• Problem to work on: Tally up the lines carrying the string "this" and respond with only the resulting number.

◇ ◇ ◇ ◇ ◇ ◇ ◇

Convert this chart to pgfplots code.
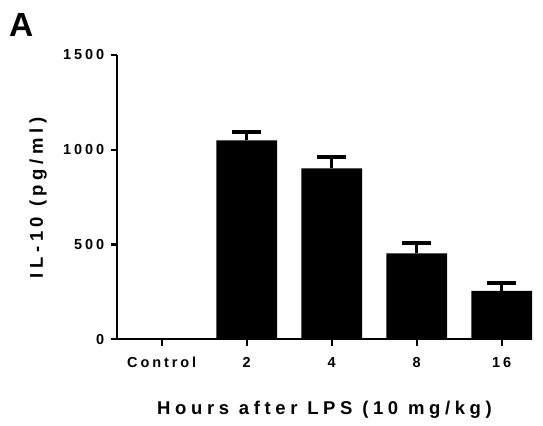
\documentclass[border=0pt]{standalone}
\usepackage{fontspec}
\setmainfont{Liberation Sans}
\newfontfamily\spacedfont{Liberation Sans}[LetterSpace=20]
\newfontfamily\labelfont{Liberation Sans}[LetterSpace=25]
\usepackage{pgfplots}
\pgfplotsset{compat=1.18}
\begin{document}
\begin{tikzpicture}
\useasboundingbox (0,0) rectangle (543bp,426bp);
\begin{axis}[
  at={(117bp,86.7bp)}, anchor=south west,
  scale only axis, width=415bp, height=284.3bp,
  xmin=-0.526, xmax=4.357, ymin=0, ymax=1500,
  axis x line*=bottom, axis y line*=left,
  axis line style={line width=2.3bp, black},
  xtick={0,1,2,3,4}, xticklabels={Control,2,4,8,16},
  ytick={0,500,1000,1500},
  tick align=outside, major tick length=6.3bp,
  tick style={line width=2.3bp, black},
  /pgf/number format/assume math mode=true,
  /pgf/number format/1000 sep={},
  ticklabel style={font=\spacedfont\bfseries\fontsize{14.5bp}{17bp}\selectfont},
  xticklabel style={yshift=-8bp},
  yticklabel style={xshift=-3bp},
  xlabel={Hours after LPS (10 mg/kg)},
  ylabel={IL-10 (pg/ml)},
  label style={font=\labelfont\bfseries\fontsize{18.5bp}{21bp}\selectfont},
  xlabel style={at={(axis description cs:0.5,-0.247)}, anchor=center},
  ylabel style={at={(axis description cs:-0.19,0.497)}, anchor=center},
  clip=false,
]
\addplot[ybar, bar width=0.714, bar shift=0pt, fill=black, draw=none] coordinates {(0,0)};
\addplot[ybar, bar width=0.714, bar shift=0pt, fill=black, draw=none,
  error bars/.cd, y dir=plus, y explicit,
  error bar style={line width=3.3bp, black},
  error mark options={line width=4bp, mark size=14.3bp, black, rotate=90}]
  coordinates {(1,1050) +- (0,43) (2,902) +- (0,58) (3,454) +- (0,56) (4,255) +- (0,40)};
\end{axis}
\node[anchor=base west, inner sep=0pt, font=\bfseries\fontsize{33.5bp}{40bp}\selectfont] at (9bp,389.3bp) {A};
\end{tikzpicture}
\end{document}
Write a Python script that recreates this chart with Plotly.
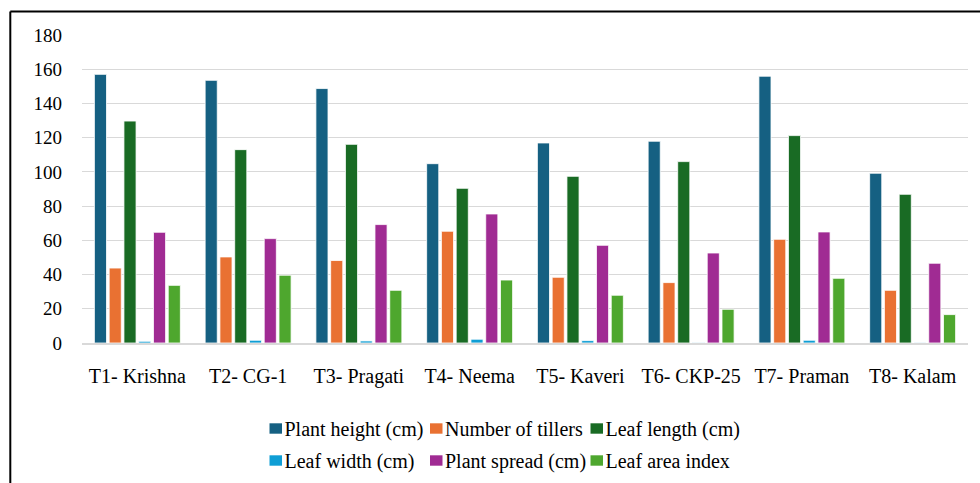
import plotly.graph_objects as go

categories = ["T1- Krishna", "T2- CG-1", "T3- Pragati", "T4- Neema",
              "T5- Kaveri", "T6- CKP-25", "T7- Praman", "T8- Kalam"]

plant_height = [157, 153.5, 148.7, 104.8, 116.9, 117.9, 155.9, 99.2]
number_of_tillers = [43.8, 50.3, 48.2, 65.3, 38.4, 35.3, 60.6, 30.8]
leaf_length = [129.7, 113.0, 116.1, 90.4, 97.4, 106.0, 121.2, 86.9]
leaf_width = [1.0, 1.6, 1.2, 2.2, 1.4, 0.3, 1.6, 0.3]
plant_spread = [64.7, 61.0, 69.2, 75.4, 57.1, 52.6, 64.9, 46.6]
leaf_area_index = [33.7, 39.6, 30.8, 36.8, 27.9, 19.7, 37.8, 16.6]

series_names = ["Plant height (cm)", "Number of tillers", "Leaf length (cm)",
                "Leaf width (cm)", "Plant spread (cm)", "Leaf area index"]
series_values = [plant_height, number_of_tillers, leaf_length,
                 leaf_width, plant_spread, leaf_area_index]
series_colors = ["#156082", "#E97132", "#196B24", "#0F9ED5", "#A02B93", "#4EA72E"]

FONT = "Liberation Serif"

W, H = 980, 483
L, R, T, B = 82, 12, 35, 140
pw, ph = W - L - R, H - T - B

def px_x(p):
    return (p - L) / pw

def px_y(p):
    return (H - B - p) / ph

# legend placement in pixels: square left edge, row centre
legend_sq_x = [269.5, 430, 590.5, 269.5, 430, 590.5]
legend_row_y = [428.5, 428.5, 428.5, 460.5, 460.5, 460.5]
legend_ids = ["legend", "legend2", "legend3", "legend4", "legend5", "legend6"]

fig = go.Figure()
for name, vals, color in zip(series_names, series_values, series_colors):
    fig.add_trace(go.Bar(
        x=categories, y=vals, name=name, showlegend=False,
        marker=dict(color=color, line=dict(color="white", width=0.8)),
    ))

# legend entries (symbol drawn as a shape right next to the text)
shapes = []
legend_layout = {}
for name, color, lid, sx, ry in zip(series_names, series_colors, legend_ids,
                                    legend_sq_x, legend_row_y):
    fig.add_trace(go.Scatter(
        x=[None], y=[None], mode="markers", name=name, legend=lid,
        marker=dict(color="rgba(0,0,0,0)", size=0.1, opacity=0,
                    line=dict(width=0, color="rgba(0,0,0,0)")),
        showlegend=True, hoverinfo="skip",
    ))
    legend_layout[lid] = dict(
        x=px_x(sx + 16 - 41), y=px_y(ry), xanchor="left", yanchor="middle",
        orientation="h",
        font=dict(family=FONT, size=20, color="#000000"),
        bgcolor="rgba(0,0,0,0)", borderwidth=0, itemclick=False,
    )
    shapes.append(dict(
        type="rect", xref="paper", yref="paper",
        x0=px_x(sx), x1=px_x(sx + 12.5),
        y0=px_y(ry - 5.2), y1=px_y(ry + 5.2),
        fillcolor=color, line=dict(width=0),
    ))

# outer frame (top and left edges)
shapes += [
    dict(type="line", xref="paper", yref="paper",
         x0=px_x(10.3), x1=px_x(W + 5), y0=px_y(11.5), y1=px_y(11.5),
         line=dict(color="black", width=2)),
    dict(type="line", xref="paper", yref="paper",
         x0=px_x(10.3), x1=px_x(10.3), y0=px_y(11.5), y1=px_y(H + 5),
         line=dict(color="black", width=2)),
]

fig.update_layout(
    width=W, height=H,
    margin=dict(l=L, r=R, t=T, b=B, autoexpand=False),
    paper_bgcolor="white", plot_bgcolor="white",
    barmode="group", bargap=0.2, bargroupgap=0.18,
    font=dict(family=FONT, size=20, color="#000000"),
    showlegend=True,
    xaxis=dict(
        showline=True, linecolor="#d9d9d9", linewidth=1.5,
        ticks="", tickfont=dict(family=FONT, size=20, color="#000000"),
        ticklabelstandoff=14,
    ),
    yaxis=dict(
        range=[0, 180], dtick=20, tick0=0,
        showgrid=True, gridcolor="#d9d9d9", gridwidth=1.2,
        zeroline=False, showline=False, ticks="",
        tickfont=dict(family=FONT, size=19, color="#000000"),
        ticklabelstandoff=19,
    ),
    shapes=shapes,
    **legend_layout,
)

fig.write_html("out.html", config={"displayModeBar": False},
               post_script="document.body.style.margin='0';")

◇ ◇ ◇ ◇ ◇ ◇ ◇

• Response: 2